■ DATA SUPPLIED
>> begin
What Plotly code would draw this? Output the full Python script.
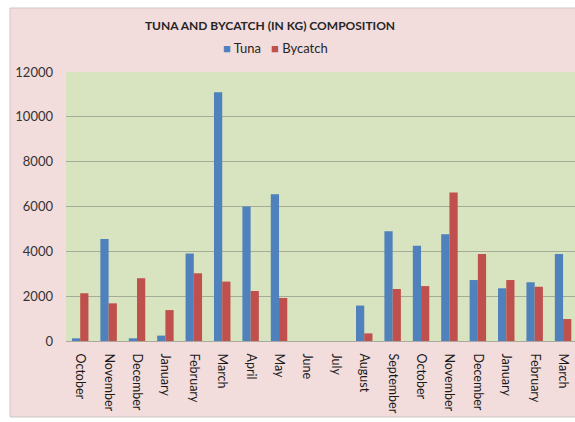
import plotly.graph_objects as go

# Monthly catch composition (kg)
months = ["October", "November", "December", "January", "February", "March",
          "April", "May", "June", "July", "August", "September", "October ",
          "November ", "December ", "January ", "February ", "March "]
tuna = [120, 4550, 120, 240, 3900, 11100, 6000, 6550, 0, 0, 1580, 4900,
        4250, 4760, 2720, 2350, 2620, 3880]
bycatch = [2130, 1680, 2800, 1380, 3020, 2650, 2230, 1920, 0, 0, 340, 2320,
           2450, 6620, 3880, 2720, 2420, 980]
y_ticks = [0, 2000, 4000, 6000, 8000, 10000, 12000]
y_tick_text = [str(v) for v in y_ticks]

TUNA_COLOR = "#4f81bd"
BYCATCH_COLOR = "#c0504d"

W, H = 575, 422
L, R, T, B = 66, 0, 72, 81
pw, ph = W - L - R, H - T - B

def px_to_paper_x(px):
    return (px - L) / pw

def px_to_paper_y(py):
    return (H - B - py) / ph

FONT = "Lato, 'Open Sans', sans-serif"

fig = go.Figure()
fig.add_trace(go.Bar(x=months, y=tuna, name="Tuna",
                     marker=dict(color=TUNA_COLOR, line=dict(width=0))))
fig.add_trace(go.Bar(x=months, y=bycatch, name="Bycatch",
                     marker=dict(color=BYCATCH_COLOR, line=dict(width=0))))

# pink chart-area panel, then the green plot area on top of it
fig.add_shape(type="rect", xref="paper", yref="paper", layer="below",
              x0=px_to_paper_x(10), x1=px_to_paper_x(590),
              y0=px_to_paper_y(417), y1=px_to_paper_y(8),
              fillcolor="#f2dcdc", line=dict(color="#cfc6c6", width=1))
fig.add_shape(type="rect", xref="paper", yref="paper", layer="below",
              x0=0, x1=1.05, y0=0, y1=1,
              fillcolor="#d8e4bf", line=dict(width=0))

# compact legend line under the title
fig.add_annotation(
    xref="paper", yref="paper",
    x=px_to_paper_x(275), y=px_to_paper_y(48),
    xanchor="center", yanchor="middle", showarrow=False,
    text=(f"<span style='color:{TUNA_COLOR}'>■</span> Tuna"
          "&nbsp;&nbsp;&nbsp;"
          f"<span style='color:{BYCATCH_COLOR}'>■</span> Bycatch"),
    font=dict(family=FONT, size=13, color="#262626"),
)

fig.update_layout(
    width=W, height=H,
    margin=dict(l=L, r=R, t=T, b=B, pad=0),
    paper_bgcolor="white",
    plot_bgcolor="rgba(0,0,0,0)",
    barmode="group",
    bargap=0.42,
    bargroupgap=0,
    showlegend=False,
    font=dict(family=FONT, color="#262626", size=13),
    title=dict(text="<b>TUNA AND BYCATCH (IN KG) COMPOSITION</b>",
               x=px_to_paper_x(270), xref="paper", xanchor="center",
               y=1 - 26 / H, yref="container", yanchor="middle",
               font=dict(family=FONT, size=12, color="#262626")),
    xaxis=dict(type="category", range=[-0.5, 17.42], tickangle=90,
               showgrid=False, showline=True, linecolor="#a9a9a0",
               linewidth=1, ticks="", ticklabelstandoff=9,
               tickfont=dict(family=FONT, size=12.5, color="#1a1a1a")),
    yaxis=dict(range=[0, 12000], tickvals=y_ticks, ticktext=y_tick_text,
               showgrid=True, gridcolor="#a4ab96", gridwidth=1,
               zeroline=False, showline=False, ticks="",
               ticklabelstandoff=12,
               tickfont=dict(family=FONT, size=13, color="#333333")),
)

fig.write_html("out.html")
>> end
>> begin
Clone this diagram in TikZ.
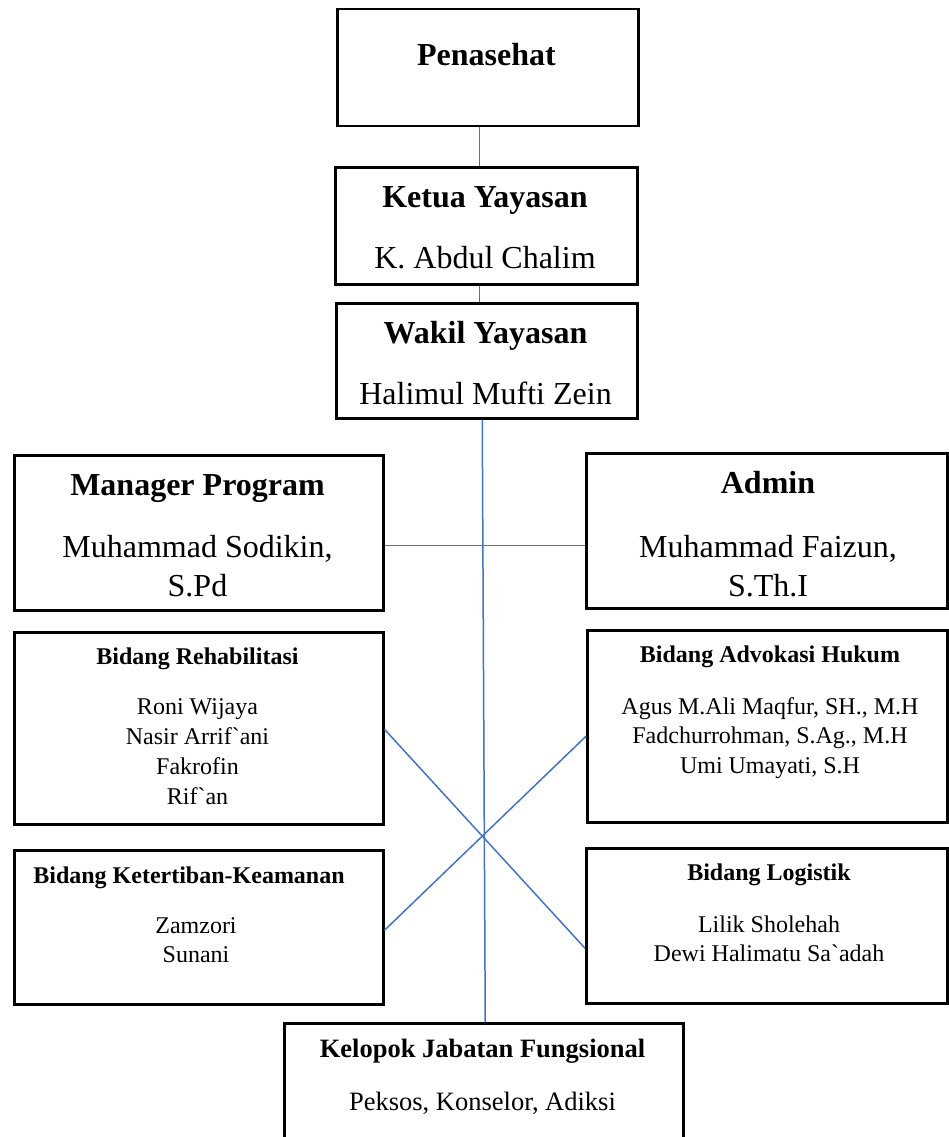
>> end
■ WHAT YOU NEED TO DO
Write out word for word the lines above that run from the one with "What Plotly code" to the one with "marker=dict(color=BYCATCH_COLOR, line=dict(width=0))))". Include both end lines; exclude the images.

■ SOLUTION FOR THIS PROBLEM
What Plotly code would draw this? Output the full Python script.
import plotly.graph_objects as go

# Monthly catch composition (kg)
months = ["October", "November", "December", "January", "February", "March",
          "April", "May", "June", "July", "August", "September", "October ",
          "November ", "December ", "January ", "February ", "March "]
tuna = [120, 4550, 120, 240, 3900, 11100, 6000, 6550, 0, 0, 1580, 4900,
        4250, 4760, 2720, 2350, 2620, 3880]
bycatch = [2130, 1680, 2800, 1380, 3020, 2650, 2230, 1920, 0, 0, 340, 2320,
           2450, 6620, 3880, 2720, 2420, 980]
y_ticks = [0, 2000, 4000, 6000, 8000, 10000, 12000]
y_tick_text = [str(v) for v in y_ticks]

TUNA_COLOR = "#4f81bd"
BYCATCH_COLOR = "#c0504d"

W, H = 575, 422
L, R, T, B = 66, 0, 72, 81
pw, ph = W - L - R, H - T - B

def px_to_paper_x(px):
    return (px - L) / pw

def px_to_paper_y(py):
    return (H - B - py) / ph

FONT = "Lato, 'Open Sans', sans-serif"

fig = go.Figure()
fig.add_trace(go.Bar(x=months, y=tuna, name="Tuna",
                     marker=dict(color=TUNA_COLOR, line=dict(width=0))))
fig.add_trace(go.Bar(x=months, y=bycatch, name="Bycatch",
                     marker=dict(color=BYCATCH_COLOR, line=dict(width=0))))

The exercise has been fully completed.